Prohibición
de la Navidad
Tiempo de revolución,
tiempo de cambios. En la Inglaterra del siglo XVII los hombres del
Parlamento se enfrentan a los intentos del Rey Carlos I por
consolidar su poder. La política y la religión se entrecruzan. Los
miembros más radicalizados de la Cámaras de los Lores y los Comunes
son puritanos, fieles defensores de la nueva Iglesia de Inglaterra
creada apenas unas décadas atrás por Elizabeth I. Los realistas,
por su parte, apoyan el culto romano apostólico.
Es en ese contexto de
Guerra Civil, en el que las fuerzas parlamentarias dirigidas por
Oliver Cromwell terminarán por detener las ambiciones monárquicas,
que los populares festejos navideños se vuelven un objeto de
polémica.

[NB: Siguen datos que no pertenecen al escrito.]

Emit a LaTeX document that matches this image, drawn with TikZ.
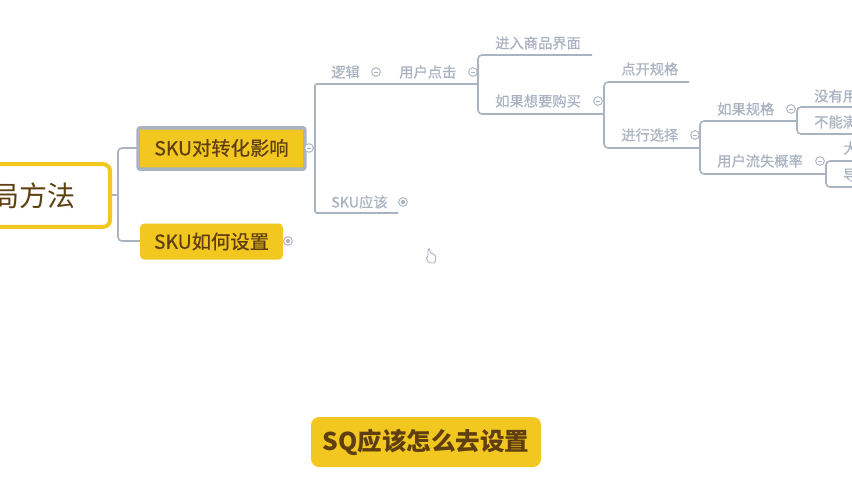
\documentclass[tikz,border=0pt]{standalone}
\usepackage{fontspec}
\setmainfont{Noto Sans CJK SC}
\newfontfamily\subfont[FakeBold=0.6]{Noto Sans CJK SC}
\usetikzlibrary{calc}
\definecolor{gold}{HTML}{F2C720}
\definecolor{ink}{HTML}{5F3F10}
\definecolor{slate}{HTML}{A9B3C1}
\tikzset{
  x=0.75pt,y=-0.75pt,
  conn/.style={draw=slate,line width=1.2pt,rounded corners=3pt},
  topic/.style={fill=gold,text=ink,rounded corners=3pt,inner sep=0pt,font=\subfont\fontsize{14.5pt}{16pt}\selectfont,minimum height=27pt},
  sub/.style={text=slate,inner sep=0pt,font=\subfont\fontsize{10.7pt}{12pt}\selectfont},
  toggle/.style={circle,draw=slate,line width=0.7pt,fill=white,minimum size=6.5pt,inner sep=0pt,
    path picture={\draw[slate,line width=0.7pt] ($(path picture bounding box.center)+(-1.6pt,0)$) -- ($(path picture bounding box.center)+(1.6pt,0)$);}},
  togglep/.style={toggle,path picture={\fill[slate] (path picture bounding box.center) circle (1.6pt);}},
}
\begin{document}
\begin{tikzpicture}
\useasboundingbox (0,0) rectangle (852,480);
\clip (0,0) rectangle (852,480);
\fill[white] (0,0) rectangle (852,480);

% connector anchors
\coordinate (rootR) at (111,195);
\coordinate (spine1) at (118,195);
\coordinate (t1L) at (137,148);
\coordinate (t2L) at (140,241);
\coordinate (l1) at (315,84);
\coordinate (l1b) at (315,213);
\coordinate (l1e) at (398,213);
\coordinate (l1m) at (478,84);
\coordinate (t1R) at (306,148);
\coordinate (a1) at (592,55);
\coordinate (a2) at (604,114);
\coordinate (b1) at (689,82);
\coordinate (b2) at (700,148);
\coordinate (c1) at (797,121);
\coordinate (c2) at (826,174);
\coordinate (d1) at (860,107);
\coordinate (d2) at (860,134);
\coordinate (e1) at (860,161);
\coordinate (e2) at (860,187);

% connectors
\draw[conn] (rootR) -- (spine1);
\draw[conn] (t1L) -| (spine1) |- (t2L);
\draw[conn] (t1R) -- (l1 |- t1R);
\draw[conn,rounded corners=1.5pt] (l1m) -- (l1) -- (l1b) -- (l1e);
\draw[conn] (a1) -| (l1m) |- (a2);
\draw[conn] (b1) -| (a2) |- (b2);
\draw[conn] (c1) -| (b2) |- (c2);
\draw[conn] (d1) -| (c1) |- (d2);
\draw[conn] (e1) -| (c2) |- (e2);

% root
\node[draw=gold,fill=white,line width=3pt,rounded corners=5pt,inner sep=0pt,
  minimum width=128pt,minimum height=47pt,anchor=east] (root) at (112,195.5) {};
\node[text=ink,inner sep=0pt,font=\fontsize{21pt}{24pt}\selectfont,anchor=east] (rootT) at (76,196) {局方法};

% main topics
\node[topic,draw=slate,line width=2.6pt,rounded corners=1.5pt,minimum width=125pt,minimum height=31pt] (t1box) at (221.5,148.5) {};
\node[topic,minimum width=122pt,rounded corners=1pt] (t1) at (221.5,148) {SKU对转化影响};
\node[topic,minimum width=107pt] (t2) at (211.5,241.5) {SKU如何设置};
\node[toggle] (t1tog) at (309,148) {};
\node[togglep] (t2tog) at (288,241) {};

% subtopics
\node[sub,anchor=west] (n1) at (331,72) {逻辑};
\node[sub,anchor=west] (n2) at (331,202) {SKU应该};
\node[sub,anchor=west] (n3) at (399,72) {用户点击};
\node[sub,anchor=west] (n4) at (495,43) {进入商品界面};
\node[sub,anchor=west] (n5) at (495,101) {如果想要购买};
\node[sub,anchor=west] (n6) at (621,69) {点开规格};
\node[sub,anchor=west] (n7) at (621,135) {进行选择};
\node[sub,anchor=west] (n8) at (717,109) {如果规格};
\node[sub,anchor=west] (n9) at (717,161) {用户流失概率};
\node[sub,anchor=west] (n10) at (814,96) {没有用};
\node[sub,anchor=west] (n11) at (814,122) {不能满};
\node[sub,anchor=west] (n12) at (843,148) {大};
\node[sub,anchor=west] (n13) at (843,175) {导};

% collapse toggles
\node[toggle] (g1) at (376,72) {};
\node[togglep] (g2) at (403,202) {};
\node[toggle] (g3) at (473,72) {};
\node[toggle] (g4) at (598,101) {};
\node[toggle] (g5) at (695,135) {};
\node[toggle] (g6) at (791,109) {};
\node[toggle] (g7) at (820,161) {};

% floating topic
\node[fill=gold,text=ink,rounded corners=6pt,inner sep=0pt,minimum width=172.5pt,minimum height=37.5pt,
  font=\fontsize{18.4pt}{24pt}\selectfont\bfseries] (sq) at (426,442) {SQ应该怎么去设置};

% hand cursor
\draw[slate,fill=white,line width=0.7pt,rounded corners=1pt]
  (428,249) -- (430,249) -- (430,253) -- (434,254) -- (436,257) -- (435,263) -- (429,263) -- (426,258) -- (428,257) -- cycle;
\end{tikzpicture}
\end{document}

Amén de tratarse de un evento simbólicamente importante
para sus opositores, la moral puritana ve en la Navidad un ritual
perverso. Ya en 1632 el polémico político
William Prynne se pregunta en su libro Histriomastix: ¿por qué la
nación inglesa no es capaz de pasar las festividades religiosas y
especialmente la Navidad sin beber alcohol, hacer bullicio, apostar a
los dados a las cartas y disfrazarse? Antes que una celebración de
la encarnación del Salvador, las fiestas del 25 de diciembre son,
según Prynne, un sacrificio en honor a Dioniso, dios del vino,
inspirador de la locura ritual y el éxtasis.
Es por
ello que en 1644 el nuevo gobierno puritano se decide a prohibir la
Navidad, esa malvada “trampa de los papistas”. La medida
permanece vigente por dieciséis años, hasta la Restauración de
1660. Su acatamiento, sin embargo, deja mucho que desear. Es que, más
allá de los avatares políticos y religiosos, el 25 de diciembre
sigue siendo ante todo una celebración extremadamente popular. Como
lo señala, no sin cierta ironía, el obispo anglicano Brian Duppa en
1655: el componente religioso del sagrado ritual puede ser
abandonado; el componente culinario, en cambio, es observado con el
mayor de los cuidados por todos los hermanos.